For the entries below, copy exactly the line that contains "Write the D3.js code for this chart." through the line that contains "var color = d3.scaleOrdinal().domain(series).range(colors)", both ends included, and exclude all pictures.

----------

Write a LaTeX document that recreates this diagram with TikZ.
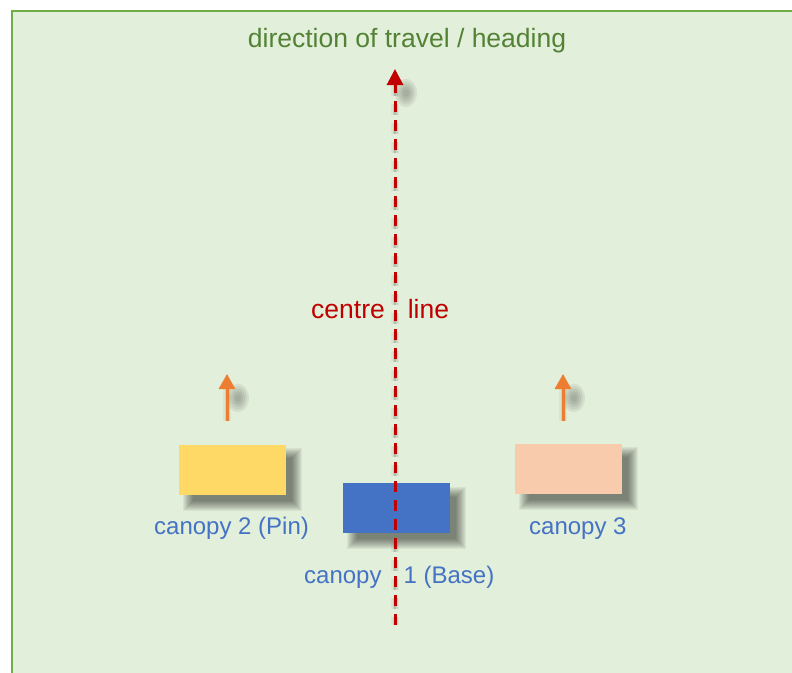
\documentclass[tikz,border=0pt]{standalone}
\usepackage{fontspec}
\setmainfont{Liberation Sans}
\usetikzlibrary{arrows.meta}
\definecolor{bgfill}{HTML}{E2EFDA}
\definecolor{framecol}{HTML}{70AD47}
\definecolor{titlecol}{HTML}{548235}
\definecolor{redcol}{HTML}{C00000}
\definecolor{orangecol}{HTML}{ED7D31}
\definecolor{yellowcol}{HTML}{FFD966}
\definecolor{bluecol}{HTML}{4472C4}
\definecolor{peachcol}{HTML}{F8CBAD}
\pgfdeclarelayer{bottom}
\pgfdeclarelayer{shadowlayer}
\pgfsetlayers{bottom,shadowlayer,main}
\tikzset{
  canopybox/.style={minimum width=107pt, minimum height=50pt, inner sep=0pt, draw=none},
  labeltext/.style={text=bluecol, inner sep=0pt, font=\fontsize{24}{28}\selectfont, anchor=base west},
  centretext/.style={text=redcol, inner sep=0pt, font=\fontsize{26.5}{30}\selectfont, anchor=base west},
  titletext/.style={text=titlecol, inner sep=0pt, font=\fontsize{26.5}{32}\selectfont, anchor=base},
  redline/.style={draw=redcol, line width=3pt, dash pattern=on 11pt off 8pt,
    -{Triangle[width=16pt,length=16pt]}},
  orangearrow/.style={draw=orangecol, line width=3pt, -{Triangle[width=16pt,length=15pt]}},
  shadowA/.style={draw=black, line width=8pt, opacity=0.04},
  shadowB/.style={draw=black, line width=5pt, opacity=0.07},
  shadowC/.style={draw=black, line width=2.5pt, opacity=0.11},
  shadowdash/.style={dash pattern=on 11pt off 8pt},
  softlayer/.style={fill=black, opacity=0.05},
  blobstyle/.style={fill=black, opacity=0.06},
}
% soft shadow of a rectangular node (offset 10,10 ; y downwards)
\newcommand{\softrectshadow}[1]{%
  \foreach \e in {6,5,4,3,2,1,0,-1,-2,-3,-4}{%
    \fill[softlayer] ([shift={(10-\e,10-\e)}]#1.north west) rectangle ([shift={(10+\e,10+\e)}]#1.south east);
  }%
}
% soft elongated blob
\newcommand{\softblob}[1]{%
  \foreach \r in {11,9,7,5,3}{%
    \fill[blobstyle] (#1) ellipse [x radius=\r pt, y radius=1.3*\r pt];
  }%
}
\begin{document}
\begin{tikzpicture}[x=1pt,y=-1pt]
\useasboundingbox (0,0) rectangle (792,672);
\clip (0,0) rectangle (792,672);
\begin{pgfonlayer}{bottom}
\fill[bgfill] (12,11) rectangle (820,700);
\draw[framecol, line width=2.5pt] (820,11) -- (12,11) -- (12,700);
\end{pgfonlayer}

% title
\node[titletext] (title) at (407,47) {direction of travel / heading};

% centre line coordinates
\coordinate (ctop) at (395,69);
\coordinate (cbot) at (395,625);
\coordinate (ctopB) at (395,85);

% orange arrows coordinates
\coordinate (a2s) at (227,421);
\coordinate (a2e) at (227,374);
\coordinate (a3s) at (563,421);
\coordinate (a3e) at (563,374);

% canopies
\node[canopybox, fill=yellowcol] (c2) at (232.5,469.5) {};
\node[canopybox, fill=peachcol] (c3) at (568.5,468.5) {};
\node[canopybox, fill=bluecol] (c1) at (396.5,508) {};

\begin{pgfonlayer}{shadowlayer}
  \softrectshadow{c2}
  \softrectshadow{c3}
  \softrectshadow{c1}
  \begin{scope}[xshift=11pt, yshift=-11pt]
    \draw[shadowA, shadowdash] (ctopB) -- (cbot);
    \draw[shadowB, shadowdash] (ctopB) -- (cbot);
    \draw[shadowC, shadowdash] (ctopB) -- (cbot);
    \softblob{395,82}
    \foreach \s/\e in {a2s/a2e, a3s/a3e}{
      \draw[shadowA] ([yshift=-15pt]\e) -- (\s);
      \draw[shadowB] ([yshift=-15pt]\e) -- (\s);
      \draw[shadowC] ([yshift=-15pt]\e) -- (\s);
    }
    \softblob{227,387}
    \softblob{563,387}
  \end{scope}
\end{pgfonlayer}

% orange arrows
\draw[orangearrow] (a2s) -- (a2e);
\draw[orangearrow] (a3s) -- (a3e);

% centre line (dashed, arrow at top)
\draw[redline] (cbot) -- (ctop);

% labels
\node[centretext] (cl) at (311,318) {centre\hspace{23pt}line};
\node[labeltext] (l2) at (154,534) {canopy 2 (Pin)};
\node[labeltext] (l3) at (529,534) {canopy 3};
\node[labeltext] (l1) at (304,583) {canopy\hspace{22pt}1 (Base)};
\end{tikzpicture}
\end{document}
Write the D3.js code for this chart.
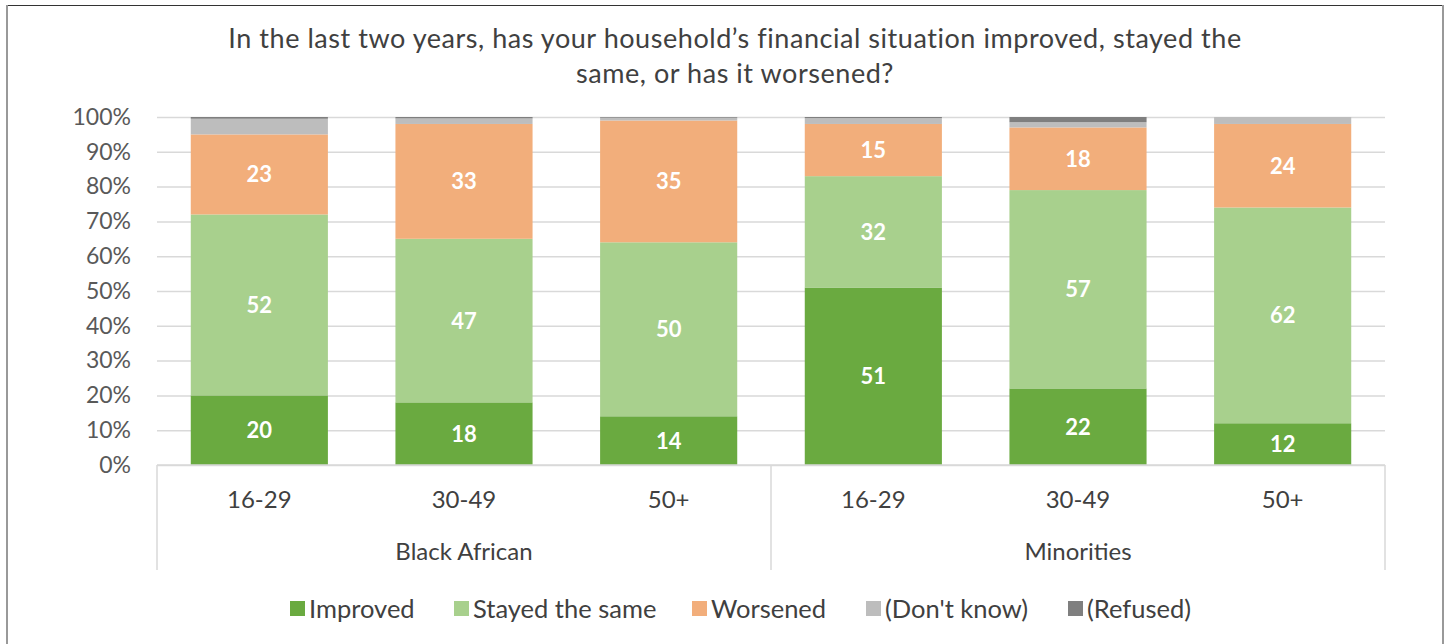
<!DOCTYPE html>
<html>
<head>
<meta charset="utf-8">
<script src="https://cdn.jsdelivr.net/npm/d3@7"></script>
<style>
  body { margin: 0; background: #fff; }
  svg text { font-family: Lato, "Open Sans", sans-serif; }
</style>
</head>
<body>
<svg id="chart"></svg>
<script>
// data
var groups = ["Black African", "Minorities"]
var ages = ["16-29", "30-49", "50+"]
var series = ["Improved", "Stayed the same", "Worsened", "(Don't know)", "(Refused)"]

var improved = [20, 18, 14, 51, 22, 12]
var stayed   = [52, 47, 50, 32, 57, 62]
var worsened = [23, 33, 35, 15, 18, 24]
var dontKnow = [4.5, 1.6, 0.8, 1.7, 1.5, 2]
var refused  = [0.5, 0.4, 0.2, 0.3, 1.5, 0]

var yTicks = [0, 10, 20, 30, 40, 50, 60, 70, 80, 90, 100]
var colors = ["#6aaa40", "#a8d08d", "#f2ae7b", "#bdbdbd", "#7f7f7f"]

// MAIN
var width = 1451, height = 644
var svg = d3.select("#chart").attr("width", width).attr("height", height)

var rows = []
groups.forEach(function (g, gi) {
    ages.forEach(function (a, ai) {
        var i = gi * ages.length + ai
        rows.push({
            key: g + "|" + a, group: g, age: a,
            "Improved": improved[i], "Stayed the same": stayed[i], "Worsened": worsened[i],
            "(Don't know)": dontKnow[i], "(Refused)": refused[i]
        })
    })
})

var x0 = 157, x1 = 1385
var x = d3.scaleBand().domain(rows.map(function (d) { return d.key }))
    .range([x0, x1]).paddingInner(0.33).paddingOuter(0.165)
var y = d3.scaleLinear().domain([0, 100]).range([465, 117])
var color = d3.scaleOrdinal().domain(series).range(colors)

// frame
svg.append("line").attr("x1", 7).attr("x2", 1443).attr("y1", 5.5).attr("y2", 5.5)
    .attr("stroke", "#333").attr("stroke-width", 1.2)
svg.append("line").attr("x1", 7).attr("x2", 7).attr("y1", 5).attr("y2", 644)
    .attr("stroke", "#999").attr("stroke-width", 2)
svg.append("line").attr("x1", 1443).attr("x2", 1443).attr("y1", 5).attr("y2", 644)
    .attr("stroke", "#999").attr("stroke-width", 2)

// title
var title = svg.append("text").attr("text-anchor", "middle").attr("fill", "#404040")
    .attr("font-size", 27).attr("letter-spacing", 0.55)
title.append("tspan").attr("x", 735).attr("y", 48)
    .text("In the last two years, has your household\u2019s financial situation improved, stayed the")
title.append("tspan").attr("x", 735).attr("y", 83)
    .text("same, or has it worsened?")

// gridlines + y axis
var yAxis = d3.axisLeft(y).tickValues(yTicks).tickSize(-(x1 - x0))
    .tickFormat(function (d) { return d + "%" })
var gy = svg.append("g").attr("transform", "translate(" + x0 + ",0)").call(yAxis)
gy.select(".domain").remove()
gy.selectAll(".tick line").attr("stroke", "#d9d9d9").attr("stroke-width", 1.5)
gy.selectAll(".tick text").attr("x", -26).attr("fill", "#595959")
    .attr("font-size", 23).attr("font-family", "Lato, sans-serif")

// stacked bars
var stack = d3.stack().keys(series)
var layers = stack(rows)

var layer = svg.append("g").selectAll("g").data(layers).enter().append("g")
    .attr("fill", function (d) { return color(d.key) })

layer.selectAll("rect").data(function (d) { return d }).enter().append("rect")
    .attr("x", function (d) { return x(d.data.key) })
    .attr("width", x.bandwidth())
    .attr("y", function (d) { return y(d[1]) })
    .attr("height", function (d) { return y(d[0]) - y(d[1]) })

// value labels (first three series only)
layers.slice(0, 3).forEach(function (l) {
    svg.append("g").selectAll("text").data(l).enter().append("text")
        .attr("x", function (d) { return x(d.data.key) + x.bandwidth() / 2 })
        .attr("y", function (d) { return (y(d[0]) + y(d[1])) / 2 })
        .attr("dy", "0.36em")
        .attr("text-anchor", "middle")
        .attr("fill", "#fff").attr("font-weight", "bold").attr("font-size", 22)
        .text(function (d) { return d.data[l.key] })
})

// category axis
svg.append("line").attr("x1", x0).attr("x2", x1).attr("y1", 465).attr("y2", 465)
    .attr("stroke", "#d9d9d9").attr("stroke-width", 1.5)
;[x0, (x0 + x1) / 2, x1].forEach(function (px) {
    svg.append("line").attr("x1", px).attr("x2", px).attr("y1", 465).attr("y2", 570)
        .attr("stroke", "#d9d9d9").attr("stroke-width", 1.5)
})

svg.append("g").selectAll("text").data(rows).enter().append("text")
    .attr("x", function (d) { return x(d.key) + x.bandwidth() / 2 })
    .attr("y", 508)
    .attr("text-anchor", "middle").attr("fill", "#404040").attr("font-size", 24)
    .text(function (d) { return d.age })

svg.append("g").selectAll("text").data(groups).enter().append("text")
    .attr("x", function (g) {
        var ks = rows.filter(function (r) { return r.group === g })
        return (x(ks[0].key) + x(ks[ks.length - 1].key) + x.bandwidth()) / 2
    })
    .attr("y", 560)
    .attr("text-anchor", "middle").attr("fill", "#404040").attr("font-size", 24)
    .text(function (g) { return g })

// legend
var legendX = [290, 454, 692, 866, 1068]
var legend = svg.append("g").selectAll("g").data(series).enter().append("g")
    .attr("transform", function (d, i) { return "translate(" + legendX[i] + ",601)" })
legend.append("rect").attr("width", 15).attr("height", 15).attr("y", 0)
    .attr("fill", function (d) { return color(d) })
legend.append("text").attr("x", 19).attr("y", 17).attr("fill", "#404040")
    .attr("font-size", 25.5).text(function (d) { return d })
</script>
</body>
</html>
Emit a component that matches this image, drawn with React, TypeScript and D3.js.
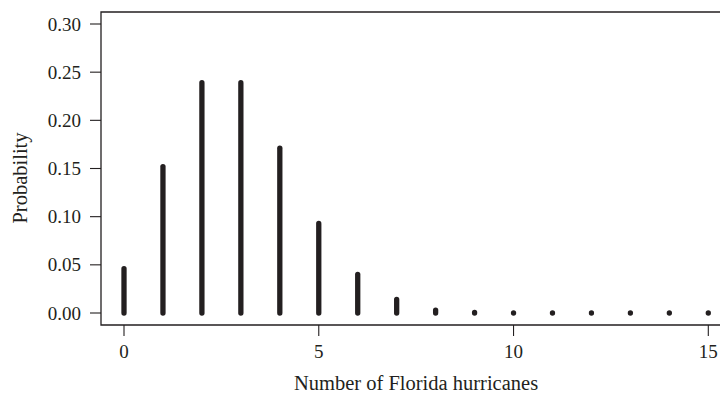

----------

* [Task response]
Write the D3.js code for this chart.
<!DOCTYPE html>
<html>
<head>
<meta charset="utf-8">
<script src="https://cdn.jsdelivr.net/npm/d3@7"></script>
<style>
  body { margin: 0; background: #fff; }
  svg text { font-family: Lato, "Open Sans", sans-serif; }
</style>
</head>
<body>
<svg id="chart"></svg>
<script>
// data
var groups = ["Black African", "Minorities"]
var ages = ["16-29", "30-49", "50+"]
var series = ["Improved", "Stayed the same", "Worsened", "(Don't know)", "(Refused)"]

var improved = [20, 18, 14, 51, 22, 12]
var stayed   = [52, 47, 50, 32, 57, 62]
var worsened = [23, 33, 35, 15, 18, 24]
var dontKnow = [4.5, 1.6, 0.8, 1.7, 1.5, 2]
var refused  = [0.5, 0.4, 0.2, 0.3, 1.5, 0]

var yTicks = [0, 10, 20, 30, 40, 50, 60, 70, 80, 90, 100]
var colors = ["#6aaa40", "#a8d08d", "#f2ae7b", "#bdbdbd", "#7f7f7f"]

// MAIN
var width = 1451, height = 644
var svg = d3.select("#chart").attr("width", width).attr("height", height)

var rows = []
groups.forEach(function (g, gi) {
    ages.forEach(function (a, ai) {
        var i = gi * ages.length + ai
        rows.push({
            key: g + "|" + a, group: g, age: a,
            "Improved": improved[i], "Stayed the same": stayed[i], "Worsened": worsened[i],
            "(Don't know)": dontKnow[i], "(Refused)": refused[i]
        })
    })
})

var x0 = 157, x1 = 1385
var x = d3.scaleBand().domain(rows.map(function (d) { return d.key }))
    .range([x0, x1]).paddingInner(0.33).paddingOuter(0.165)
var y = d3.scaleLinear().domain([0, 100]).range([465, 117])
var color = d3.scaleOrdinal().domain(series).range(colors)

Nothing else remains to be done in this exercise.